----- Data segment -----

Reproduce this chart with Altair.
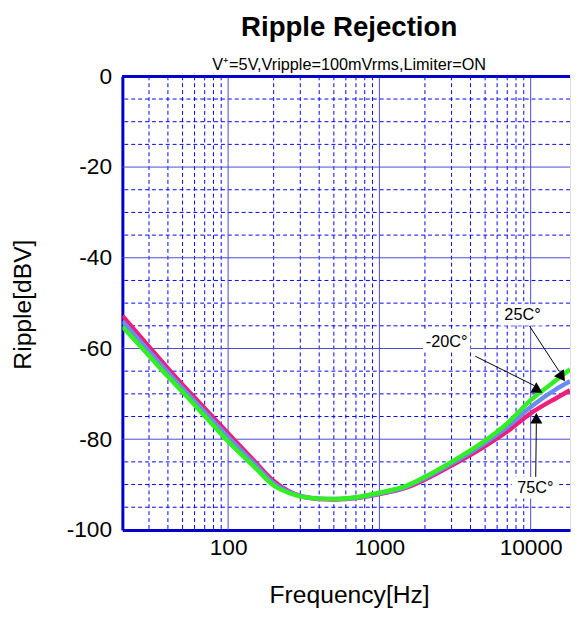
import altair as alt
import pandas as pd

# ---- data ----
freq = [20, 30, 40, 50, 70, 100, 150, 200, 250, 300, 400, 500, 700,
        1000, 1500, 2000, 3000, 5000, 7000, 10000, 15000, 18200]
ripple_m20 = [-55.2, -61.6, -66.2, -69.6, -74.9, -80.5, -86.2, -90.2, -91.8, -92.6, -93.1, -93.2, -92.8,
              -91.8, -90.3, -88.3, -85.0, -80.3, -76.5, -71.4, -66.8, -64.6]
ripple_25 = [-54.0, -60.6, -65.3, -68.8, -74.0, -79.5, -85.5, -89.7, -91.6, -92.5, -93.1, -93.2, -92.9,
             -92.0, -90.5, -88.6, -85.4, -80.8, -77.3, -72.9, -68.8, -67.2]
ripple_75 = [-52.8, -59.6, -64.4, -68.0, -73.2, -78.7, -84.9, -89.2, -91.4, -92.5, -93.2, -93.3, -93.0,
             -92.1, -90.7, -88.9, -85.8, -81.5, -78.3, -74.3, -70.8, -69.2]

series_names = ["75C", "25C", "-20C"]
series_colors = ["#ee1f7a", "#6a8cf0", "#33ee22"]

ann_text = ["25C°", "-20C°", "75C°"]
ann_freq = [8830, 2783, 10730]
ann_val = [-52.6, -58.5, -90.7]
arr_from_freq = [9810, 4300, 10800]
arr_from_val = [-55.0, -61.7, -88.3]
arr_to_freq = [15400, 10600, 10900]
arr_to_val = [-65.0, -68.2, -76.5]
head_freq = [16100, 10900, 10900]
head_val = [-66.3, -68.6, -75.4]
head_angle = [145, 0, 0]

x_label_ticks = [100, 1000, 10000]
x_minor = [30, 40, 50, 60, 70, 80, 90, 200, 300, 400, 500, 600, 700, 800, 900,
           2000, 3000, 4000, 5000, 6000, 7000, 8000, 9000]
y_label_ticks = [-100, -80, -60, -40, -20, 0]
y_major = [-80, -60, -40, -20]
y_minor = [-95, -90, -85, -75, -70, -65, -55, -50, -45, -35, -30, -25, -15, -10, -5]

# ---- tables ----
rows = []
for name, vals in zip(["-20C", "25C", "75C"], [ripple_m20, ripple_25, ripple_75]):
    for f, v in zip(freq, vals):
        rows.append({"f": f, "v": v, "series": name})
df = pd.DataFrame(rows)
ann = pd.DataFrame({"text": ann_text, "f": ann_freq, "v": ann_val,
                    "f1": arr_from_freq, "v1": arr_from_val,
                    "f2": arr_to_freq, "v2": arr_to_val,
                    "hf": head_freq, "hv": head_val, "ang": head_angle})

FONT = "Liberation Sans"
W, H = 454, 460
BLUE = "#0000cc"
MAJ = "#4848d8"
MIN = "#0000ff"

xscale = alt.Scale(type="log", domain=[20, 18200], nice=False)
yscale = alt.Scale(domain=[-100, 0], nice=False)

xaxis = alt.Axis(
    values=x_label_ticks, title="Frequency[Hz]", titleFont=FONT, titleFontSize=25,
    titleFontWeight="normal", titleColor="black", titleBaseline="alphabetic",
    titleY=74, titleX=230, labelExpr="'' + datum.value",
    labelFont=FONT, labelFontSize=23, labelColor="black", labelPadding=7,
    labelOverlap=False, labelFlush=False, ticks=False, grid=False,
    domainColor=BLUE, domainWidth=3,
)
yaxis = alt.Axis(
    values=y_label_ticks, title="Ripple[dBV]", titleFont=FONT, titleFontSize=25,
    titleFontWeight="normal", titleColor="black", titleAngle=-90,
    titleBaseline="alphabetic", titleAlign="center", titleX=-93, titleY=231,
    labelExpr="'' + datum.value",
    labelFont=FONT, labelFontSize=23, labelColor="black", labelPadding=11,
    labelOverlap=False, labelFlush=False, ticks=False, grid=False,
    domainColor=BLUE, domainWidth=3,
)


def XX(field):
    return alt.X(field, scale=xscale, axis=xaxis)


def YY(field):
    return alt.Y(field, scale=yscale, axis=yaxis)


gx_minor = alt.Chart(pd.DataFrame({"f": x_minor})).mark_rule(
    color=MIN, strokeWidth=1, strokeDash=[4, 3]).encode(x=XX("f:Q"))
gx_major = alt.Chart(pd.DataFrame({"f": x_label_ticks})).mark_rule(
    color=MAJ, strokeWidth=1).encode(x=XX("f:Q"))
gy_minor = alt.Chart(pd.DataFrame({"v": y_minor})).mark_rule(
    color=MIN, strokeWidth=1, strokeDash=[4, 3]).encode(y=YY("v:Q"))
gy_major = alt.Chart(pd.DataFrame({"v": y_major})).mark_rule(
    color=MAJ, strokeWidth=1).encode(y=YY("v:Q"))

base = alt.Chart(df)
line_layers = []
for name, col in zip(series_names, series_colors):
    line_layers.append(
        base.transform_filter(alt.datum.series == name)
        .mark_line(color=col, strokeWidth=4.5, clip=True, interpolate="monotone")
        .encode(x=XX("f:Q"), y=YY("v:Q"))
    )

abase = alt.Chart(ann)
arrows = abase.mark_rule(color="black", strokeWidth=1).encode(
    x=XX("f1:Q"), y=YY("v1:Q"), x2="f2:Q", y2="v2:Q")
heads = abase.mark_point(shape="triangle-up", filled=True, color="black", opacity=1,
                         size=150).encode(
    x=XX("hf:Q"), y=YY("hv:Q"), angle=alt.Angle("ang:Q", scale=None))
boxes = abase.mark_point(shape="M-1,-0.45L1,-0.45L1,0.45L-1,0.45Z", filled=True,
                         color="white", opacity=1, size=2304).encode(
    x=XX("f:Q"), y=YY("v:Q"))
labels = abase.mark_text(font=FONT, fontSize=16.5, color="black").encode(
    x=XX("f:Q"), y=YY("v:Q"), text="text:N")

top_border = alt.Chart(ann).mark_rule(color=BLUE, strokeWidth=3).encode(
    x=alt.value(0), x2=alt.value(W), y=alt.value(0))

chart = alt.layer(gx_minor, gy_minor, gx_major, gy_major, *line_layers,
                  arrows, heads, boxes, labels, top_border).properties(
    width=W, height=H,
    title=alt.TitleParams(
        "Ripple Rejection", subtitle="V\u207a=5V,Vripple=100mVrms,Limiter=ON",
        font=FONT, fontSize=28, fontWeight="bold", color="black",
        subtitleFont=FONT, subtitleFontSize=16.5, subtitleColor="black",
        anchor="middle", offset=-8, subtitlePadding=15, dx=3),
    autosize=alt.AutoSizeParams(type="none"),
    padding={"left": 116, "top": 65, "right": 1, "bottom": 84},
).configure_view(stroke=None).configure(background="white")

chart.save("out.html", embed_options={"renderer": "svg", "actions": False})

-----

◆ **Directions for this task**:
From the first line above through the line containing "import pandas as pd", copy everything exactly, without the pictures.

◆ **Full output**:
Reproduce this chart with Altair.
import altair as alt
import pandas as pd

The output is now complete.